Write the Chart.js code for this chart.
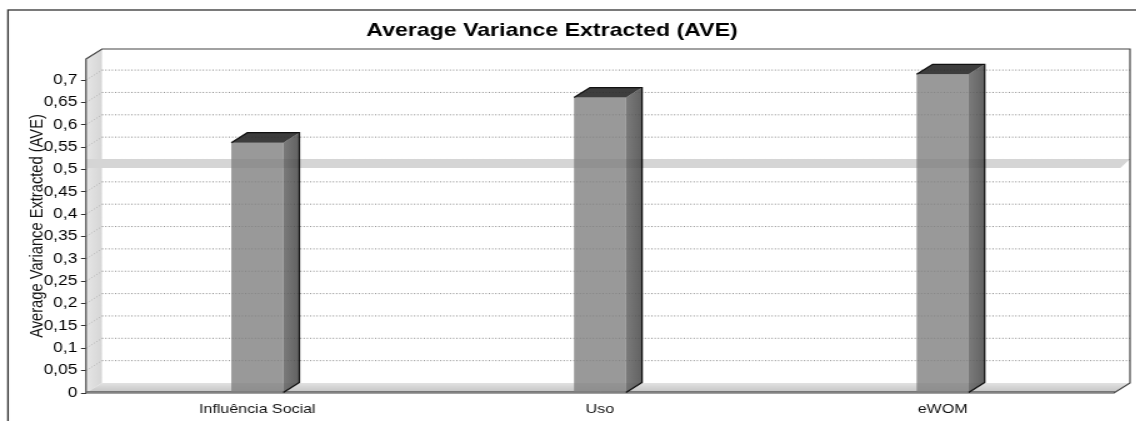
<!DOCTYPE html>
<html>
<head>
<meta charset="utf-8">
<script src="https://cdn.jsdelivr.net/npm/chart.js@4.4.1/dist/chart.umd.min.js"></script>
<style>
  html, body { margin: 0; padding: 0; background: #fff; overflow: hidden; }
  /* the original picture is stretched sideways, so the canvas is too */
  #wrap { width: 909px; height: 421px; transform: scaleX(1.25); transform-origin: 0 0; }
</style>
</head>
<body>
<div id="wrap"><canvas id="aveChart" width="909" height="421"></canvas></div>
<script>
var chartTitle = "Average Variance Extracted (AVE)";
var axisTitle = "Average Variance Extracted (AVE)";
var categories = ["Influência Social", "Uso", "eWOM"];
var aveValues = [0.56, 0.661, 0.713];
var yTicks = [0, 0.05, 0.1, 0.15, 0.2, 0.25, 0.3, 0.35, 0.4, 0.45, 0.5, 0.55, 0.6, 0.65, 0.7];
var threshold = 0.5;

// 3d depth of walls and bars
var DX = 12.8, DY = 10;

function poly(ctx, pts) {
    ctx.beginPath();
    ctx.moveTo(pts[0][0], pts[0][1]);
    for (var i = 1; i < pts.length; i++) ctx.lineTo(pts[i][0], pts[i][1]);
    ctx.closePath();
}

function line(ctx, x1, y1, x2, y2) {
    ctx.beginPath();
    ctx.moveTo(x1, y1);
    ctx.lineTo(x2, y2);
    ctx.stroke();
}

var plot3d = {
    id: 'plot3d',
    afterLayout: function(chart) {
        // title sits a little left of centre in the original
        chart.titleBlock.left -= 8;
        chart.titleBlock.right -= 8;
    },
    beforeDatasetsDraw: function(chart) {
        var ctx = chart.ctx, a = chart.chartArea, ys = chart.scales.y;
        var L = a.left, R = a.right, T = a.top, B = a.bottom;
        ctx.save();

        // outer frame
        ctx.strokeStyle = '#333';
        ctx.lineWidth = 1.3;
        ctx.strokeRect(6.4, 10, chart.width + 10, chart.height + 10);

        // left wall
        var g = ctx.createLinearGradient(L, 0, L + DX, 0);
        g.addColorStop(0, '#e6e6e6');
        g.addColorStop(1, '#d6d6d6');
        ctx.fillStyle = g;
        poly(ctx, [[L, B], [L + DX, B - DY], [L + DX, T - DY], [L, T]]);
        ctx.fill();

        // floor
        g = ctx.createLinearGradient(0, B - DY, 0, B);
        g.addColorStop(0, '#e2e2e2');
        g.addColorStop(1, '#c2c2c2');
        ctx.fillStyle = g;
        poly(ctx, [[L, B], [R, B], [R + DX, B - DY], [L + DX, B - DY]]);
        ctx.fill();

        // dotted grid on back wall and across left wall
        ctx.lineWidth = 1;
        ctx.setLineDash([1, 1.6]);
        yTicks.forEach(function(v) {
            if (v === 0) return;
            var py = ys.getPixelForValue(v);
            ctx.strokeStyle = '#8c8c8c';
            line(ctx, L + DX, py - DY, R + DX, py - DY);
            ctx.strokeStyle = '#b4b4b4';
            line(ctx, L, py, L + DX, py - DY);
        });
        ctx.setLineDash([]);

        // threshold band at 0.5
        var ty = ys.getPixelForValue(threshold);
        ctx.fillStyle = '#d5d5d5';
        poly(ctx, [[L, ty - DY - 0.5], [R + DX, ty - DY - 0.5], [R + DX * 0.4, ty - 1.5], [L, ty - 1.5]]);
        ctx.fill();

        // edges
        ctx.strokeStyle = '#444';
        ctx.lineWidth = 1.2;
        ctx.beginPath();
        ctx.moveTo(L, T);
        ctx.lineTo(L + DX, T - DY);
        ctx.lineTo(R + DX, T - DY);
        ctx.lineTo(R + DX, B - DY);
        ctx.lineTo(R, B);
        ctx.lineTo(L, B);
        ctx.closePath();
        ctx.stroke();
        ctx.strokeStyle = '#777';
        ctx.lineWidth = 1;
        line(ctx, L, B - 1.5, R + 1, B - 1.5);
        ctx.restore();
    },
    afterDatasetsDraw: function(chart) {
        var ctx = chart.ctx;
        ctx.save();
        chart.getDatasetMeta(0).data.forEach(function(bar) {
            var l = bar.x - bar.width / 2, r = bar.x + bar.width / 2;
            var t = bar.y, b = bar.base;
            // side face
            var g = ctx.createLinearGradient(r, 0, r + DX, 0);
            g.addColorStop(0, 'rgba(100,100,100,0.85)');
            g.addColorStop(1, 'rgba(70,70,70,0.85)');
            ctx.fillStyle = g;
            poly(ctx, [[r, t], [r + DX, t - DY], [r + DX, b - DY], [r, b]]);
            ctx.fill();
            // top face
            ctx.fillStyle = 'rgba(45,45,45,0.92)';
            poly(ctx, [[l, t], [l + DX, t - DY], [r + DX, t - DY], [r, t]]);
            ctx.fill();
            ctx.strokeStyle = '#111';
            ctx.lineWidth = 1.3;
            ctx.beginPath();
            ctx.moveTo(l, t);
            ctx.lineTo(l + DX, t - DY);
            ctx.lineTo(r + DX, t - DY);
            ctx.lineTo(r + DX, b - DY);
            ctx.lineTo(r, b);
            ctx.stroke();
        });
        ctx.restore();
    }
};

function fmt(v) {
    return String(+v.toFixed(2)).replace('.', ',');
}

var ctx = document.getElementById('aveChart');

var aveChart = new Chart(ctx, {
    type: 'bar',
    data: {
        labels: categories,
        datasets: [{
            data: aveValues,
            backgroundColor: 'rgba(128,128,128,0.8)',
            borderWidth: 0,
            barPercentage: 0.1518,
            categoryPercentage: 1
        }]
    },
    options: {
        responsive: false,
        animation: false,
        devicePixelRatio: 1,
        layout: {
            padding: { left: 8, right: 17.8, top: 0, bottom: 0 }
        },
        plugins: {
            legend: { display: false },
            tooltip: { enabled: false },
            title: {
                display: true,
                text: chartTitle,
                color: '#000',
                font: { family: 'Liberation Sans', size: 18.5, weight: 'bold' },
                padding: { top: 20, bottom: 16.8 }
            }
        },
        scales: {
            x: {
                grid: { display: false, drawTicks: false },
                border: { display: false },
                ticks: {
                    color: '#111',
                    padding: 8.5,
                    font: { family: 'Liberation Sans', size: 12.8 }
                },
                afterFit: function(scale) { scale.height = 28; }
            },
            y: {
                min: 0,
                max: 0.7472,
                afterBuildTicks: function(scale) {
                    scale.ticks = yTicks.map(function(v) { return { value: v }; });
                },
                grid: { drawOnChartArea: false, drawTicks: true, tickLength: 4, color: '#333' },
                border: { display: false },
                ticks: {
                    color: '#000',
                    padding: 3,
                    font: { family: 'Liberation Sans', size: 13.8 },
                    callback: function(v) { return fmt(v); }
                },
                title: {
                    display: true,
                    text: axisTitle,
                    color: '#111',
                    font: { family: 'Liberation Sans', size: 14.7 },
                    padding: { top: 13, bottom: 0 }
                },
                afterFit: function(scale) { scale.width = 60.8; }
            }
        }
    },
    plugins: [plot3d]
});
</script>
</body>
</html>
*****
Set down the material above as is, without any pictures.

> _Finished task_:
Write the Chart.js code for this chart.
<!DOCTYPE html>
<html>
<head>
<meta charset="utf-8">
<script src="https://cdn.jsdelivr.net/npm/chart.js@4.4.1/dist/chart.umd.min.js"></script>
<style>
  html, body { margin: 0; padding: 0; background: #fff; overflow: hidden; }
  /* the original picture is stretched sideways, so the canvas is too */
  #wrap { width: 909px; height: 421px; transform: scaleX(1.25); transform-origin: 0 0; }
</style>
</head>
<body>
<div id="wrap"><canvas id="aveChart" width="909" height="421"></canvas></div>
<script>
var chartTitle = "Average Variance Extracted (AVE)";
var axisTitle = "Average Variance Extracted (AVE)";
var categories = ["Influência Social", "Uso", "eWOM"];
var aveValues = [0.56, 0.661, 0.713];
var yTicks = [0, 0.05, 0.1, 0.15, 0.2, 0.25, 0.3, 0.35, 0.4, 0.45, 0.5, 0.55, 0.6, 0.65, 0.7];
var threshold = 0.5;

// 3d depth of walls and bars
var DX = 12.8, DY = 10;

function poly(ctx, pts) {
    ctx.beginPath();
    ctx.moveTo(pts[0][0], pts[0][1]);
    for (var i = 1; i < pts.length; i++) ctx.lineTo(pts[i][0], pts[i][1]);
    ctx.closePath();
}

function line(ctx, x1, y1, x2, y2) {
    ctx.beginPath();
    ctx.moveTo(x1, y1);
    ctx.lineTo(x2, y2);
    ctx.stroke();
}

var plot3d = {
    id: 'plot3d',
    afterLayout: function(chart) {
        // title sits a little left of centre in the original
        chart.titleBlock.left -= 8;
        chart.titleBlock.right -= 8;
    },
    beforeDatasetsDraw: function(chart) {
        var ctx = chart.ctx, a = chart.chartArea, ys = chart.scales.y;
        var L = a.left, R = a.right, T = a.top, B = a.bottom;
        ctx.save();

        // outer frame
        ctx.strokeStyle = '#333';
        ctx.lineWidth = 1.3;
        ctx.strokeRect(6.4, 10, chart.width + 10, chart.height + 10);

        // left wall
        var g = ctx.createLinearGradient(L, 0, L + DX, 0);
        g.addColorStop(0, '#e6e6e6');
        g.addColorStop(1, '#d6d6d6');
        ctx.fillStyle = g;
        poly(ctx, [[L, B], [L + DX, B - DY], [L + DX, T - DY], [L, T]]);
        ctx.fill();

        // floor
        g = ctx.createLinearGradient(0, B - DY, 0, B);
        g.addColorStop(0, '#e2e2e2');
        g.addColorStop(1, '#c2c2c2');
        ctx.fillStyle = g;
        poly(ctx, [[L, B], [R, B], [R + DX, B - DY], [L + DX, B - DY]]);
        ctx.fill();

        // dotted grid on back wall and across left wall
        ctx.lineWidth = 1;
        ctx.setLineDash([1, 1.6]);
        yTicks.forEach(function(v) {
            if (v === 0) return;
            var py = ys.getPixelForValue(v);
            ctx.strokeStyle = '#8c8c8c';
            line(ctx, L + DX, py - DY, R + DX, py - DY);
            ctx.strokeStyle = '#b4b4b4';
            line(ctx, L, py, L + DX, py - DY);
        });
        ctx.setLineDash([]);

        // threshold band at 0.5
        var ty = ys.getPixelForValue(threshold);
        ctx.fillStyle = '#d5d5d5';
        poly(ctx, [[L, ty - DY - 0.5], [R + DX, ty - DY - 0.5], [R + DX * 0.4, ty - 1.5], [L, ty - 1.5]]);
        ctx.fill();

        // edges
        ctx.strokeStyle = '#444';
        ctx.lineWidth = 1.2;
        ctx.beginPath();
        ctx.moveTo(L, T);
        ctx.lineTo(L + DX, T - DY);
        ctx.lineTo(R + DX, T - DY);
        ctx.lineTo(R + DX, B - DY);
        ctx.lineTo(R, B);
        ctx.lineTo(L, B);
        ctx.closePath();
        ctx.stroke();
        ctx.strokeStyle = '#777';
        ctx.lineWidth = 1;
        line(ctx, L, B - 1.5, R + 1, B - 1.5);
        ctx.restore();
    },
    afterDatasetsDraw: function(chart) {
        var ctx = chart.ctx;
        ctx.save();
        chart.getDatasetMeta(0).data.forEach(function(bar) {
            var l = bar.x - bar.width / 2, r = bar.x + bar.width / 2;
            var t = bar.y, b = bar.base;
            // side face
            var g = ctx.createLinearGradient(r, 0, r + DX, 0);
            g.addColorStop(0, 'rgba(100,100,100,0.85)');
            g.addColorStop(1, 'rgba(70,70,70,0.85)');
            ctx.fillStyle = g;
            poly(ctx, [[r, t], [r + DX, t - DY], [r + DX, b - DY], [r, b]]);
            ctx.fill();
            // top face
            ctx.fillStyle = 'rgba(45,45,45,0.92)';
            poly(ctx, [[l, t], [l + DX, t - DY], [r + DX, t - DY], [r, t]]);
            ctx.fill();
            ctx.strokeStyle = '#111';
            ctx.lineWidth = 1.3;
            ctx.beginPath();
            ctx.moveTo(l, t);
            ctx.lineTo(l + DX, t - DY);
            ctx.lineTo(r + DX, t - DY);
            ctx.lineTo(r + DX, b - DY);
            ctx.lineTo(r, b);
            ctx.stroke();
        });
        ctx.restore();
    }
};

function fmt(v) {
    return String(+v.toFixed(2)).replace('.', ',');
}

var ctx = document.getElementById('aveChart');

var aveChart = new Chart(ctx, {
    type: 'bar',
    data: {
        labels: categories,
        datasets: [{
            data: aveValues,
            backgroundColor: 'rgba(128,128,128,0.8)',
            borderWidth: 0,
            barPercentage: 0.1518,
            categoryPercentage: 1
        }]
    },
    options: {
        responsive: false,
        animation: false,
        devicePixelRatio: 1,
        layout: {
            padding: { left: 8, right: 17.8, top: 0, bottom: 0 }
        },
        plugins: {
            legend: { display: false },
            tooltip: { enabled: false },
            title: {
                display: true,
                text: chartTitle,
                color: '#000',
                font: { family: 'Liberation Sans', size: 18.5, weight: 'bold' },
                padding: { top: 20, bottom: 16.8 }
            }
        },
        scales: {
            x: {
                grid: { display: false, drawTicks: false },
                border: { display: false },
                ticks: {
                    color: '#111',
                    padding: 8.5,
                    font: { family: 'Liberation Sans', size: 12.8 }
                },
                afterFit: function(scale) { scale.height = 28; }
            },
            y: {
                min: 0,
                max: 0.7472,
                afterBuildTicks: function(scale) {
                    scale.ticks = yTicks.map(function(v) { return { value: v }; });
                },
                grid: { drawOnChartArea: false, drawTicks: true, tickLength: 4, color: '#333' },
                border: { display: false },
                ticks: {
                    color: '#000',
                    padding: 3,
                    font: { family: 'Liberation Sans', size: 13.8 },
                    callback: function(v) { return fmt(v); }
                },
                title: {
                    display: true,
                    text: axisTitle,
                    color: '#111',
                    font: { family: 'Liberation Sans', size: 14.7 },
                    padding: { top: 13, bottom: 0 }
                },
                afterFit: function(scale) { scale.width = 60.8; }
            }
        }
    },
    plugins: [plot3d]
});
</script>
</body>
</html>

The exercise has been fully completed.